The club had not made a decision on whether to support the recall effort, Hackett said, explaining that he was troubled by the state’s plan for new taxes, despite its already sizable budget.
“We’re making significant payments and getting minimum results, so from that perspective, I was unhappy with his vote,” he said. “But listening to him, his position is that by voting the way he did, he achieved several significant advantages,” he said of a recent discussion with the assemblyman.
The California Republican Party has not taken a stance on the recall effort, which is still in its early stages and may not make it onto ballots, said Hector Barajas, director of communications for the party.
Adams has not been contacted by county registrars, after which he will have seven days to respond to the notice.

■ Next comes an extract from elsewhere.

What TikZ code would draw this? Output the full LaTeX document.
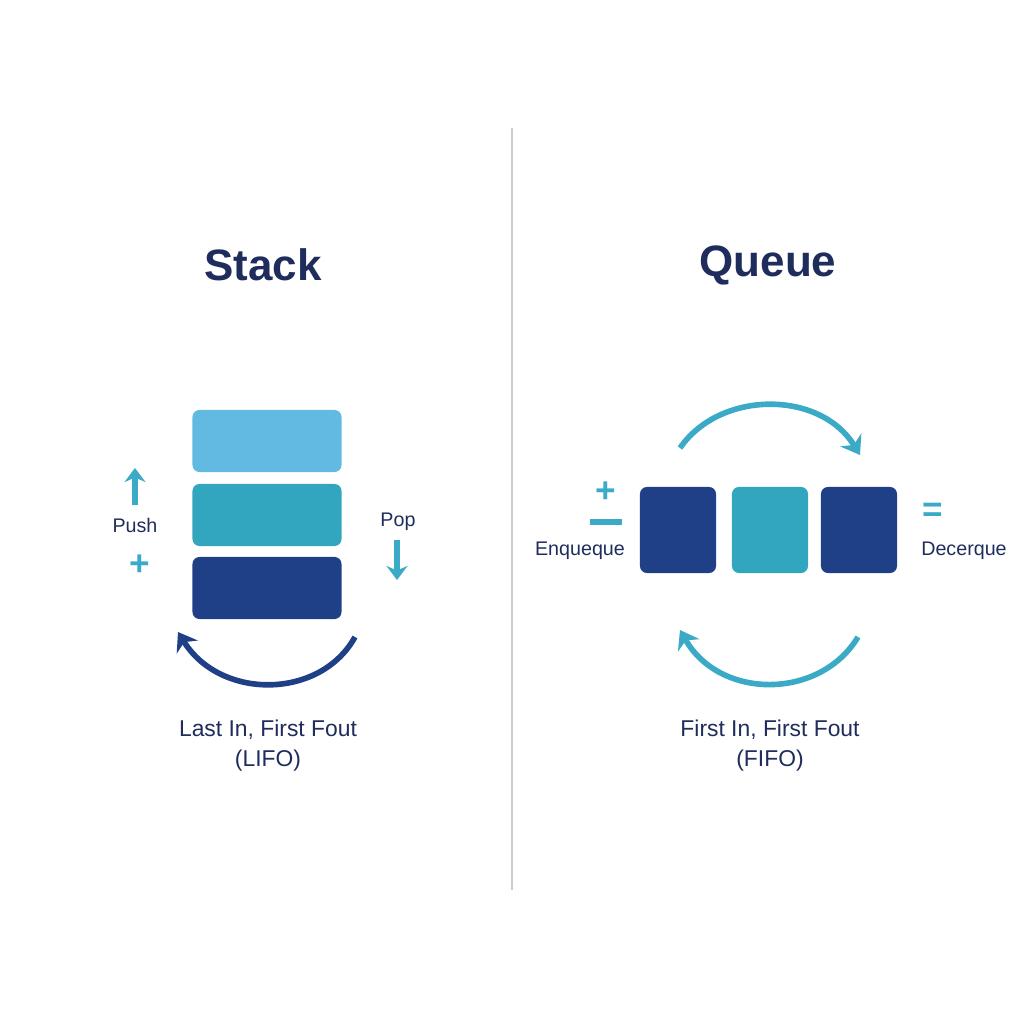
\documentclass[tikz,border=0pt]{standalone}
\usepackage{fontspec}
\setmainfont{Liberation Sans}
\usepackage{tikz}
\usetikzlibrary{positioning,arrows.meta}
\definecolor{navy}{HTML}{1F2D5C}
\definecolor{deepblue}{HTML}{1F3F87}
\definecolor{lightblue}{HTML}{62B9E1}
\definecolor{teal}{HTML}{32A6BF}
\definecolor{arcblue}{HTML}{3AAAC7}

\begin{document}
\begin{tikzpicture}[x=0.01cm,y=-0.01cm,
    title/.style={text=navy, font=\bfseries\fontsize{12.5}{14}\selectfont},
    caption/.style={text=navy, font=\fontsize{6.5}{8.5}\selectfont, align=center},
    small/.style={text=navy, font=\fontsize{5.6}{7}\selectfont},
    block/.style={rounded corners=2pt, inner sep=0pt},
    sign/.style={text=arcblue, font=\bfseries\fontsize{10}{10}\selectfont},
    arcarrow/.style={line width=1.6pt, -{Stealth[length=5pt,width=7pt]}}]
    \useasboundingbox (0,0) rectangle (1024,1024);

    % Divider
    \draw[gray!40, line width=0.8pt] (512,128) -- (512,890);

    % Stack side
    \node[title] (StackTitle) at (263,265) {Stack};
    \node[block, fill=lightblue, minimum width=1.49cm, minimum height=0.62cm] (S1) at (267,441) {};
    \node[block, fill=teal, minimum width=1.49cm, minimum height=0.62cm] (S2) at (267,515) {};
    \node[block, fill=deepblue, minimum width=1.49cm, minimum height=0.62cm] (S3) at (267,588) {};

    \node[small] (Push) at (135,525) {Push};
    \coordinate (PushA) at (135,505);
    \coordinate (PushB) at (135,468);
    \draw[arcblue, line width=1.6pt, -{Stealth[length=4pt,width=6pt]}] (PushA) -- (PushB);
    \node[sign] (Plus) at (140,565) {+};

    \node[small] (Pop) at (398,522) {Pop};
    \coordinate (PopA) at (397,540);
    \coordinate (PopB) at (397,580);
    \draw[arcblue, line width=1.6pt, -{Stealth[length=4pt,width=6pt]}] (PopA) -- (PopB);

    \coordinate (LA) at (355,637);
    \coordinate (LB) at (178,632);
    \draw[deepblue, arcarrow] (LA) .. controls (320,700) and (220,700) .. (LB);

    \node[caption] (LIFO) at (268,746) {Last In, First Fout\\(LIFO)};

    % Queue side
    \node[title] (QueueTitle) at (768,265) {Queue};
    \node[block, fill=deepblue, minimum width=0.76cm, minimum height=0.86cm] (Q1) at (678,530) {};
    \node[block, fill=teal, minimum width=0.76cm, minimum height=0.86cm] (Q2) at (770,530) {};
    \node[block, fill=deepblue, minimum width=0.76cm, minimum height=0.86cm] (Q3) at (859,530) {};

    \coordinate (TA) at (680,448);
    \coordinate (TB) at (860,455);
    \draw[arcblue, arcarrow] (TA) .. controls (720,390) and (820,390) .. (TB);
    \coordinate (BA) at (858,637);
    \coordinate (BB) at (680,630);
    \draw[arcblue, arcarrow] (BA) .. controls (820,700) and (720,700) .. (BB);

    \node[sign] (EnqPlus) at (606,492) {+};
    \draw[arcblue, line width=1.8pt] (590,522) -- (622,522);
    \node[small] (Enq) at (580,551) {Enqueque};
    \node[sign] (DeqMinus) at (933,512) {=};
    \node[small] (Deq) at (964,551) {Decerque};

    \node[caption] (FIFO) at (770,746) {First In, First Fout\\(FIFO)};
\end{tikzpicture}
\end{document}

And the recall campaign organizers will still need to collect petition signatures from about 50,000 constituents, about 20% of the 252,066 voters in the district, in order to initiate a recall election.
Only nine recall elections have taken place in California since the first effort in 1913, although 145 recalls have been attempted.
Of the nine recall elections, five officials were successfully removed from office, including two state senators, two Assembly members and Gov. Gray Davis, who was replaced by Gov. Arnold Schwarzenegger in 2003.
The two Assembly recall campaigns occurred in 1994 and 1995, 180 years after the prior recall successes in 1913 and 1914.
The 1994 and 1995 campaigns were both headed by Schroeder, he said.